Pigeon formation team

It’s bright today. That’s good. We need a little comfort where we can find it, when temperatures drop – and here it is in the ash trees that are still in (autumnal coloured) leaf, the brightness of the sun on them…and the pigeons.

There’s a man who lives maybe five minutes away on foot who keeps pigeons. I know, because they sit on the roof, forming a perfect V over the gables. And very occasionally, he does something with them to make them different pastel colours. (I don’t know about the animal rights aspects of this, so we’ll need to move on.)

You may expect various sights when sitting on a bus on the way to work, but a roof-ful of pigeons that look like they’re made out of fondant is not usually one of them.

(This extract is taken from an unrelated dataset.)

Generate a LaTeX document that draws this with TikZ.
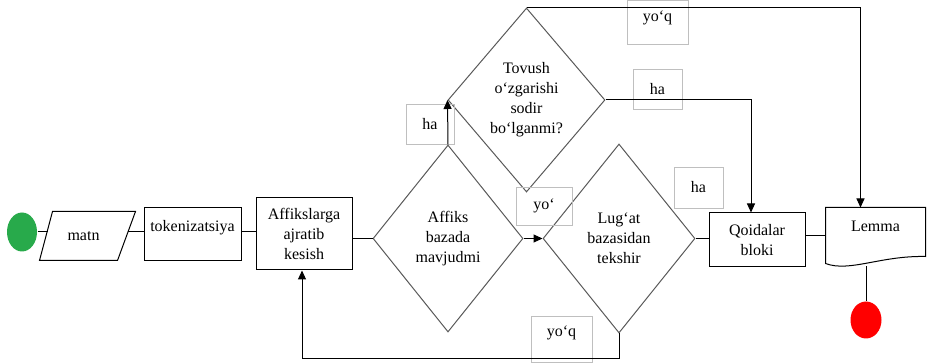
\documentclass[tikz,border=0pt]{standalone}
\usepackage{fontspec}
\setmainfont{Liberation Serif}
\usetikzlibrary{arrows.meta,shapes.geometric}
\definecolor{startgreen}{RGB}{40,170,75}

\begin{document}
\begin{tikzpicture}[x=1pt,y=-1pt,line width=1pt,
	every node/.style={font=\fontsize{16}{20}\selectfont,align=center},
	box/.style 2 args={draw,rectangle,minimum width=#1,minimum height=#2,inner sep=0pt},
	ask/.style 2 args={draw=black!65,diamond,minimum width=#1,minimum height=#2,inner sep=0pt},
	tag/.style 2 args={draw=black!25,line width=0.8pt,minimum width=#1,minimum height=#2,inner sep=0pt},
	arr/.style={-{Triangle[length=9pt,width=8pt]}}]
		%%%%% START %%%%%
		\useasboundingbox (0,0) rectangle (927,363);
		
		\node[ellipse,fill=startgreen,minimum width=30,minimum height=39,inner sep=0pt] (start) at (22,232) {};
		\node[minimum width=95,minimum height=48,inner sep=0pt,xshift=-4pt] (matn) at (87.5,236) {matn};
		\draw ([xshift=4pt]matn.south west) -- ([xshift=17pt]matn.north west) -- ([xshift=4pt]matn.north east) -- ([xshift=-14pt]matn.south east) -- cycle;
		\coordinate (matnin) at (47.6,232);
		\coordinate (matnout) at (127.5,232);
		\node[box={97}{53},text depth=18] (token) at (192.5,234.5) {tokenizatsiya};
		\node[box={96}{72}] (affix) at (304,234) {Affikslarga\\ajratib\\kesish};
		
		\node[ask={150}{187}] (affiks) at (448,238.5) {Affiks\\bazada\\mavjudmi};
		\node[ask={152}{189}] (lugat) at (619,238.5) {Lug‘at\\bazasidan\\tekshir};
		\node[ask={157}{184}] (tovush) at (526.5,100) {Tovush\\o‘zgarishi\\sodir\\bo‘lganmi?};
		
		\node[box={96}{54}] (qoid) at (757,240) {Qoidalar\\bloki};
		\node[minimum width=99,minimum height=55,inner sep=0pt,text depth=19] (lemma) at (875.5,235.5) {Lemma};
		\draw (lemma.north west) -- (lemma.north east) -- ([yshift=7pt]lemma.south east)
			.. controls ([xshift=-45pt,yshift=8pt]lemma.south east) and ([xshift=24pt,yshift=-9pt]lemma.south west) .. (lemma.south west) -- cycle;
		\node[ellipse,fill=red,minimum width=31,minimum height=37,inner sep=0pt] (stop) at (866,320) {};
		
		% yo'l belgilari
		\node[tag={48}{40}] (ha1) at (430,124) {ha};
		\node[tag={56}{38}] (yo1) at (544,206) {yo‘};
		\node[tag={61}{46},text depth=16] (yoq1) at (561.5,339) {yo‘q};
		\node[tag={61}{44},text depth=12] (yoq2) at (657.5,22) {yo‘q};
		\node[tag={49}{40}] (ha2) at (657.5,89) {ha};
		\node[tag={49}{41}] (ha3) at (698.5,187.5) {ha};
		
		\draw (start) -- (matnin);
		\draw (matnout) -- (matnout -| token.west);
		\draw (token.east |- matnout) -- (affix.west |- matnout);
		\draw (affix.east |- affiks.west) -- (affiks.west);
		\draw[arr] (affiks.east) -- (lugat.west);
		\draw[arr] (affiks.north) -- (tovush.west);
		\draw (lugat.east) -- (lugat.east -| qoid.west);
		\draw (qoid.east |- lemma.west) -- (lemma.west);
		\draw[arr] (tovush.east) -| ([xshift=-6pt]qoid.north);
		\draw[arr] (tovush.north) -| ([xshift=-15pt]lemma.north);
		\draw[arr] (lugat.south) -- ++(0,25) -| ([xshift=-2pt]affix.south);
		\draw (stop.north) -- ([yshift=-3pt]stop.north |- lemma.south);
		%%%%% END %%%%%
\end{tikzpicture}
\end{document}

Meanwhile, we get occasional flocks of birds that wheel over the roofs where we are, and I think they may be his pigeons. I’m not sure. Given that they swoop over the same sections of roofs, again and again, I tend to think they are based nearby, but I may be wrong.

Whatever the origin, it’s a pigeon formation team. And I get to admire the whole performance from my bedroom window. On bright mornings, it’s easier, because there’s sun on their feathers, and the movement draws my eye.

And then I look out for them. There are maybe about twenty all together. Sometimes the circles are short, sometimes they fully disappear out of sight for a minute, then reappear.

Today there appear to be a couple of outriders going ahead of the rest. I’ve not seen this before. But as I write, they’ve kindly shortened their glide (can they tell I’m writing about them?) and are coming even closer to my window so I get a good look.

It’s not just the light on the white belly feathers. It’s the contrast of the grey on the backs. It’s also the shadows of them on the roof opposite, highlighting the motion.

The sky is cloudless. It’ll be even colder tonight. But for now, there are fast moving clouds and shadows, in the shape of our friendly local pigeon formation team.